In their most well-known role as the foundation for French Onion soup they define the rustic, unforgettable flavor of a broth that launched the soup sections of a thousand menus. And in less scene-stealing appearances, caramelized onions show us that a simple ingredient coddled a certain way can give a flimsy dish a sultry backbone, or make a one-note meal all grown-up.
11-04-2020 05:27 PM
I thought I was going to find a photo of an onion that had grown in the shape of an unmentionable body part. 😀
11-04-2020 06:15 PM
@santorini wrote:I thought I was going to find a photo of an onion that had grown in the shape of an unmentionable body part. 😀
@santorini - yep, the title of the article caught my interest
11-04-2020 06:51 PM
one of my favorite ingredients ever.yummy!
11-06-2020 09:53 AM - edited 11-06-2020 10:42 AM
That's a really long and involved description for preparing caramelized onions, which I do frequently in an easier way.

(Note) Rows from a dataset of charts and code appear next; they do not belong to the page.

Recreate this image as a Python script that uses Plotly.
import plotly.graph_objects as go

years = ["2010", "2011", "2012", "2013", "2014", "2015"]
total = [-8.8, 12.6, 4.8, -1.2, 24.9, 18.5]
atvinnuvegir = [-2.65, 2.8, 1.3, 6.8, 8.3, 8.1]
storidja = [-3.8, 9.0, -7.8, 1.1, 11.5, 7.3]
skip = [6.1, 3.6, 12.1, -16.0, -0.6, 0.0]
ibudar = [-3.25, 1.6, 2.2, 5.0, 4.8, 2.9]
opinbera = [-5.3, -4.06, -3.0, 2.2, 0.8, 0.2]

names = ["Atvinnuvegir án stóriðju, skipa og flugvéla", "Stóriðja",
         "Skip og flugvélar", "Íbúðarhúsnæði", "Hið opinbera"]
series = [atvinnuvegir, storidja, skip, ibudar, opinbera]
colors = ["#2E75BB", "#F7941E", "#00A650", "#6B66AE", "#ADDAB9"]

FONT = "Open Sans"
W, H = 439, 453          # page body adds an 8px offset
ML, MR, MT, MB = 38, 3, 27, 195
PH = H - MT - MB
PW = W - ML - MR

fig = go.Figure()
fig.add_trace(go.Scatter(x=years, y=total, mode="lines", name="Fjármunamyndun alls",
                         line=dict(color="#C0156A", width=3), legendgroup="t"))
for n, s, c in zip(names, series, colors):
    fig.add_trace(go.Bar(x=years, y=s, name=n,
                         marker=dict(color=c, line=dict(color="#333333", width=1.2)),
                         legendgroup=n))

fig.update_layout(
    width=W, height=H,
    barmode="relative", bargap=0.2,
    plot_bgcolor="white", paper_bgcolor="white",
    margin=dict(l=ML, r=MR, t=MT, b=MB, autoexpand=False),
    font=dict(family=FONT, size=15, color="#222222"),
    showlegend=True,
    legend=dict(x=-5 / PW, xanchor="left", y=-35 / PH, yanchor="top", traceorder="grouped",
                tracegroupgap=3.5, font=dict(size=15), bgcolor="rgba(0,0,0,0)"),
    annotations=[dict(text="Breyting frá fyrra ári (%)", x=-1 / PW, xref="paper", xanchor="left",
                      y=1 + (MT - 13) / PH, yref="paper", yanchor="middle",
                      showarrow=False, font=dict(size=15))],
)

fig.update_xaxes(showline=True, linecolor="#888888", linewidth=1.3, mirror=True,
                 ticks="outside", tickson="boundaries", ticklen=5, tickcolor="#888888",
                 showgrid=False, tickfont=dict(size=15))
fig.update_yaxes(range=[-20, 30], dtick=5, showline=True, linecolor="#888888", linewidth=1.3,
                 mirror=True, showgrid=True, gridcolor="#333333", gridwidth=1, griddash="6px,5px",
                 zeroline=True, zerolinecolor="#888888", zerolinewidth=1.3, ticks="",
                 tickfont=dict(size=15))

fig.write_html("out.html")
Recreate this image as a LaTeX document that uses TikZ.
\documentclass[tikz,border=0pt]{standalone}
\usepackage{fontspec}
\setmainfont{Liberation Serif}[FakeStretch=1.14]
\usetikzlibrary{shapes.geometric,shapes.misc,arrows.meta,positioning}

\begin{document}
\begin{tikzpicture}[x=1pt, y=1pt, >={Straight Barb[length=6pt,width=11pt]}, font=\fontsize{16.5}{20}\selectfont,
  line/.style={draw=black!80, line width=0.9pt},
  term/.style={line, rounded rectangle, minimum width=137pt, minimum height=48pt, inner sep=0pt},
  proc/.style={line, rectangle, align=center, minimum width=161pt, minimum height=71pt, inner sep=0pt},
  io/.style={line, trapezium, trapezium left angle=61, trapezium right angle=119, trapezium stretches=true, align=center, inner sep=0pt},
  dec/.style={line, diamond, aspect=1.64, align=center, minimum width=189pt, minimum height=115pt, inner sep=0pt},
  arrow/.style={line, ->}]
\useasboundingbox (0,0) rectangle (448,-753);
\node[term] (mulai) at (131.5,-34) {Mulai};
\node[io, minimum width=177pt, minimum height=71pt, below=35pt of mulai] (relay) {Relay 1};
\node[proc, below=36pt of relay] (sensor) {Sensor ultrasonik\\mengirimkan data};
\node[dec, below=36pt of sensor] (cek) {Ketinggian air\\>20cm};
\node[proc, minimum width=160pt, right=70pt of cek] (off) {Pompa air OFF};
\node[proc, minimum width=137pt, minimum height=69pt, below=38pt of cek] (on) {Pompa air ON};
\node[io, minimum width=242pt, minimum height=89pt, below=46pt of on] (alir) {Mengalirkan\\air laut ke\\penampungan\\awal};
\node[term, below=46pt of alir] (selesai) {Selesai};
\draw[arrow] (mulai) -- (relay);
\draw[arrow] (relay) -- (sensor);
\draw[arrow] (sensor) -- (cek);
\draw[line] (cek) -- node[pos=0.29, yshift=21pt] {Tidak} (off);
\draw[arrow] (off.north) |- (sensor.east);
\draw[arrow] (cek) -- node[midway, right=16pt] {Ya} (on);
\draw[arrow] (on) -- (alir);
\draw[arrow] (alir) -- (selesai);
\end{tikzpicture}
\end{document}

Simply cut up onions in chunks or slices (depending on how you like your onions in your recipes), put them either in a saucepan (preferably nonstick) on very low heat for an hour or two ....or in a small crockpot/slowcooker for a couple of hours.
No additional liquid needed in either type of pot when using low heat, because the onions create their own sauce.
I sometimes add a little butter and Worcestershire sauce to the onions while they're simmering and caramelizing.
Then I freeze in small quantities.
11-06-2020 01:30 PM
@novamc1 wrote:
That's a really long and involved description for preparing caramelized onions, which I do frequently in an easier way.
Simply cut up onions in chunks or slices (depending on how you like your onions in your recipes), put them either in a saucepan (preferably nonstick) on very low heat for an hour or two ....or in a small crockpot/slowcooker for a couple of hours.
No additional liquid needed in either type of pot when using low heat, because the onions create their own sauce.
I sometimes add a little butter and Worcestershire sauce to the onions while they're simmering and caramelizing.
Then I freeze in small quantities.
Thank you @novamc1 . The crockpot suggesion sounds good! The initial "steaming" of the onions seems essential. I read that freezing in ice cube trays is recommended, same as I do for leftover chicken stock
11-06-2020 02:32 PM
Ice cube trays would be a little too small for the onion portions that I want to freeze, but...
whatever works for you, go with it !
11-08-2020 08:11 AM - edited 11-08-2020 08:14 AM
Not sure what you meant when you wrote that "steaming the onions seems essential"?
Maybe I missed something or just don't know something, but I've never seen steaming as a specific technique for onions. They produce their own liquid as caramelization progresses.
I love onions fixed any kind of way and cook them down to a caramelized state often to add to various hamburger and other meat dishes. YUM!